Zuerst ein Hallo an alle Leser und eine kleine Entschuldigung, das es nun doch ein längerer Artikel wurde als erwartet. Aber ich hoffe es hilft dem ein oder anderen seinen eigenen Schweinehund zu überwinden und sich selbst den Kampf anzusagen.

Bis vor kurzem war es für mich selbstverständlich das man bei Wettkämpfen eigentlich nur als Kanonenfutter antritt, wenn man bedenkt was für gute und erfahrene Schützen aus den eigenen Vereinen auch teilnehmen. Also warum soll man dann selbst daran teilnehmen? Dachte ich mir zumindest. Doch dieses Jahr nahm ich an 2 Wettkämpfen teil, welche nicht unterschiedlicher hätten sein können und mich mehr beeinflusst haben als mir bewusst wurde.

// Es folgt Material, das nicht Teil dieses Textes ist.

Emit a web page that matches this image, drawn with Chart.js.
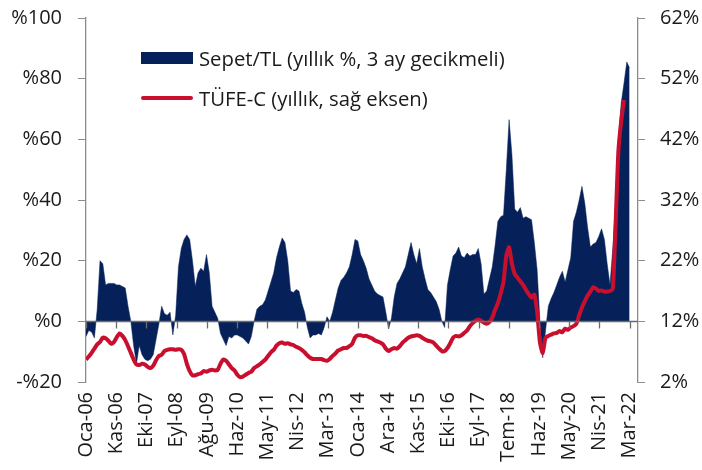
<!DOCTYPE html>
<html>
<head>
<meta charset="utf-8">
<script src="https://cdn.jsdelivr.net/npm/chart.js@4"></script>
<style>
  body { margin: 0; background: #fff; }
  #wrap { position: relative; width: 702px; height: 470px; font-family: 'Open Sans', 'Noto Sans', sans-serif; }
  .leg { position: absolute; left: 141px; height: 26px; display: flex; align-items: center; font-size: 20.3px; color: #1a1a1a; white-space: nowrap; }
  .leg .sw { width: 52px; margin-right: 6px; }
</style>
</head>
<body>
<div id="wrap">
  <canvas id="c" width="702" height="470"></canvas>
  <div class="leg" style="top:45px"><span class="sw" style="height:12px;background:#06215a"></span>Sepet/TL (yıllık %, 3 ay gecikmeli)</div>
  <div class="leg" style="top:85px"><span class="sw" style="height:4px;background:#c8102e;border-radius:2px"></span>TÜFE-C (yıllık, sağ eksen)</div>
</div>
<script>
(function () {
    'use strict';

    // ── Data: monthly, Oca-06 .. Mar-22 ───────────────────────────────────
    var xLabels = ['Oca-06','Kas-06','Eki-07','Eyl-08','Ağu-09','Haz-10','May-11','Nis-12','Mar-13',
                   'Oca-14','Ara-14','Kas-15','Eki-16','Eyl-17','Tem-18','Haz-19','May-20','Nis-21','Mar-22'];

    // Sepet/TL, yıllık %, 3 ay gecikmeli (sol eksen)
    var sepet = [
        -5, -3, -3.5, -5.5, 4, 20, 19, 12, 12.5, 12.5, 12.5, 12, 12, 11.5, 11, 5, 0, -8, -14, -8,
        -11, -12.5, -13, -12.5, -11, -6, -1, 5, 2.5, 2, 3, -4.5, 2, 18, 24, 27, 28.5, 27, 20, 11.5,
        16, 17.5, 16.5, 22, 16, 5, 3, 1, -4, -6, -8, -5, -5.5, -4.5, -4.5, -5, -5.5, -6.5, -7.5, -5,
        0, 4, 5, 5.5, 7, 10, 13, 16, 21, 24.5, 27.5, 26, 20, 10, 9.5, 10.5, 10, 6, 3, -2,
        -5.5, -4.5, -4.5, -4, -4.5, -2, 1.5, 0, 3, 7, 11, 13.5, 14.5, 16, 18, 22, 27, 26.5, 22, 20,
        17.5, 14, 12, 10, 9, 8.5, 8, 3, -2.5, 1, 8, 12.5, 14, 16, 18, 22, 26, 22, 19, 24,
        18, 14, 10.5, 9.5, 8, 6.5, 4, 0, -2, 12, 17, 21.5, 22.5, 24.5, 21.5, 21, 22.5, 21.5, 22, 22,
        24, 19, 9, 10, 14, 18, 25, 33, 34.5, 35, 50, 66.5, 55, 37, 36, 37.5, 34, 34.5, 34, 33.5,
        26, 17, 0, -12, -3, 5, 7.5, 9.5, 12, 14.5, 16.5, 13, 17, 21, 33, 36, 40, 44.5, 39, 31,
        24.5, 25.5, 26, 28, 30.5, 27, 19, 12, 24, 38, 60, 72, 78.5, 85.5, 83.5
    ];

    // TÜFE-C, yıllık % (sağ eksen)
    var tufeC = [
        5.7, 6.2, 6.8, 7.5, 8.2, 8.6, 9.3, 9.2, 8.8, 8.3, 8.6, 9.4, 10.0, 9.6, 8.9, 7.9, 6.8, 5.7, 4.9, 4.8,
        5.0, 4.9, 4.5, 4.3, 4.7, 5.6, 6.3, 6.5, 7.1, 7.3, 7.4, 7.4, 7.3, 7.4, 7.3, 6.6, 5.0, 3.8, 3.1, 3.1,
        3.3, 3.4, 3.8, 3.7, 3.9, 4.0, 3.9, 4.0, 5.0, 5.7, 5.5, 4.9, 4.3, 3.9, 3.2, 2.8, 2.9, 3.2, 3.5, 3.7,
        4.3, 4.6, 4.9, 5.3, 5.7, 6.3, 6.9, 7.3, 8.0, 8.4, 8.5, 8.3, 8.4, 8.2, 8.1, 7.8, 7.6, 7.3, 6.9, 6.4,
        6.0, 5.8, 5.8, 5.8, 5.8, 5.6, 5.5, 5.8, 6.3, 6.7, 7.2, 7.4, 7.6, 7.6, 7.9, 8.3, 9.3, 9.7, 9.7, 9.6,
        9.6, 9.4, 9.2, 8.9, 8.7, 8.5, 8.2, 7.5, 7.1, 7.4, 7.6, 7.5, 7.9, 8.5, 8.9, 9.3, 9.5, 9.6, 9.7, 9.6,
        9.3, 9.0, 8.8, 8.7, 8.5, 8.0, 7.5, 7.1, 7.1, 7.6, 8.4, 9.3, 9.6, 9.5, 9.7, 10.1, 10.5, 11.2, 11.7, 12.1,
        12.3, 12.1, 11.8, 11.6, 11.9, 12.6, 13.9, 15.0, 16.6, 18.5, 22.8, 24.2, 21.5, 19.8, 19.2, 18.6, 18.0, 17.2, 16.5, 15.9,
        16.4, 13.6, 8.5, 6.8, 9.3, 9.6, 9.8, 10.0, 10.1, 10.4, 10.2, 10.8, 10.6, 11.0, 11.2, 11.6, 13.0, 14.3, 15.3, 16.2,
        16.9, 17.6, 17.4, 17.0, 17.1, 16.9, 16.9, 17.0, 17.3, 28, 40, 45, 48.5
    ];

    var NAVY = '#06215a';
    var RED  = '#c8102e';
    var FONT = "'Open Sans', 'Noto Sans', sans-serif";
    var lastIdx = sepet.length - 1;

    function toPoints(arr) {
        return arr.map(function (v, i) { return { x: i, y: v }; });
    }

    // keep the plot box fixed: no extra label padding on the value axes
    function fixY(width) {
        return function (s) {
            s.width = width;
            s.paddingTop = 0;
            s.paddingBottom = 0;
        };
    }

    // zero line + small month ticks, like the Excel axis crossing at %0
    var zeroAxis = {
        id: 'zeroAxis',
        afterDatasetsDraw: function (chart) {
            var ctx = chart.ctx, x = chart.scales.x, y = chart.scales.y;
            var area = chart.chartArea;
            var y0 = Math.round(y.getPixelForValue(0)) + 0.5;
            ctx.save();
            ctx.strokeStyle = '#6b6b6b';
            ctx.lineWidth = 1.3;
            ctx.beginPath();
            ctx.moveTo(area.left, y0);
            ctx.lineTo(area.right, y0);
            x.ticks.forEach(function (t) {
                var px = Math.round(x.getPixelForValue(t.value)) + 0.5;
                ctx.moveTo(px, y0);
                ctx.lineTo(px, y0 + 7);
            });
            ctx.stroke();
            ctx.restore();
        }
    };

    new Chart(document.getElementById('c'), {
        type: 'line',
        data: {
            datasets: [
                {
                    label: 'TÜFE-C (yıllık, sağ eksen)',
                    data: toPoints(tufeC),
                    borderColor: RED,
                    borderWidth: 4,
                    pointRadius: 0,
                    tension: 0.2,
                    fill: false,
                    yAxisID: 'y2',
                    order: 0
                },
                {
                    label: 'Sepet/TL (yıllık %, 3 ay gecikmeli)',
                    data: toPoints(sepet),
                    borderColor: NAVY,
                    backgroundColor: NAVY,
                    borderWidth: 0.5,
                    pointRadius: 0,
                    tension: 0,
                    fill: 'origin',
                    yAxisID: 'y',
                    order: 1
                }
            ]
        },
        options: {
            responsive: false,
            animation: false,
            layout: { padding: { top: 18 } },
            plugins: { legend: { display: false }, tooltip: { enabled: false } },
            scales: {
                x: {
                    type: 'linear',
                    min: 0,
                    max: 197,
                    grid: { display: false, drawTicks: false },
                    border: { display: false },
                    afterBuildTicks: function (s) {
                        s.ticks = xLabels.map(function (l, i) { return { value: i * lastIdx / (xLabels.length - 1) }; });
                    },
                    afterFit: function (s) { s.height = 88; },
                    ticks: {
                        autoSkip: false,
                        minRotation: 90,
                        maxRotation: 90,
                        padding: 10,
                        color: '#1a1a1a',
                        font: { family: FONT, size: 20 },
                        callback: function (v, i) { return xLabels[i]; }
                    }
                },
                y: {
                    position: 'left',
                    min: -20,
                    max: 100,
                    afterFit: fixY(86),
                    grid: { drawOnChartArea: false, tickLength: 8, color: '#8c8c8c' },
                    border: { display: true, color: '#8c8c8c', width: 1.3 },
                    ticks: {
                        stepSize: 20,
                        padding: 16,
                        color: '#1a1a1a',
                        font: { family: FONT, size: 20 },
                        callback: function (v) { return v < 0 ? '-%' + (-v) : '%' + v; }
                    }
                },
                y2: {
                    position: 'right',
                    min: 2,
                    max: 62,
                    afterFit: fixY(64),
                    grid: { drawOnChartArea: false, tickLength: 7, color: '#8c8c8c' },
                    border: { display: true, color: '#8c8c8c', width: 1.3 },
                    ticks: {
                        stepSize: 10,
                        padding: 15,
                        color: '#1a1a1a',
                        font: { family: FONT, size: 20 },
                        callback: function (v) { return v + '%'; }
                    }
                }
            }
        },
        plugins: [zeroAxis]
    });
})();
</script>
</body>
</html>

Dies waren die ersten Deutschen Kyu-Meisterschaften und die Hessischen Meisterschaften.

Zuerst nahm ich, nach einem recht erfolgversprechenden Wettkampftraining bei dem ich in Hochform war, mit der Hoffnung auf reelle Chancen an der ersten Deutschen Kyu-Grad Meisterschaft teil. Mein erster großer Wettkampf, bzw. mein erster ernsthafter Wettkampf überhaupt. Außerdem war ich verdammt neugierig wie wir Frankfurter uns im Vergleich zu den anderen Teilnehmern schlagen. Wie gut sind wir wirklich wenn es ums Ganze geht? Aber nach dem Betreten der großen Halle und einer Begrüßung erstaunlich vieler bekannter Gesichter aus Prüfungslehrgängen, wurde meine bisherige allgemeine Aufregung auf die nächste Stufe angehoben, was sich prompt in einem dezenten BUMM! meines Köchers äußerte, der mir aus der Hand rutschte. Ich dachte schlimmer könnte es eh nicht mehr werden und es kam schlimmer, als ich bei der Auslosung der Startnummern Omae eines Tachis wurde. Wie war der Ablauf im Taihai nochmal?! Es war toll, ich war vor dem Wettkampf mit den Nerven schon fast am Ende, aber ich fühlte mich durch die Atmosphäre im Raum trotzdem irgendwie großartig.

Bis es begann ...

Geschossen wurde in 2 Modi, am ersten Tag 2 x 2 Pfeile im Taihai für die Stilwertung und am zweiten Tag 4 x 4 Pfeile auf Treffer, wobei die Treffer des ersten Tages dazu zählten.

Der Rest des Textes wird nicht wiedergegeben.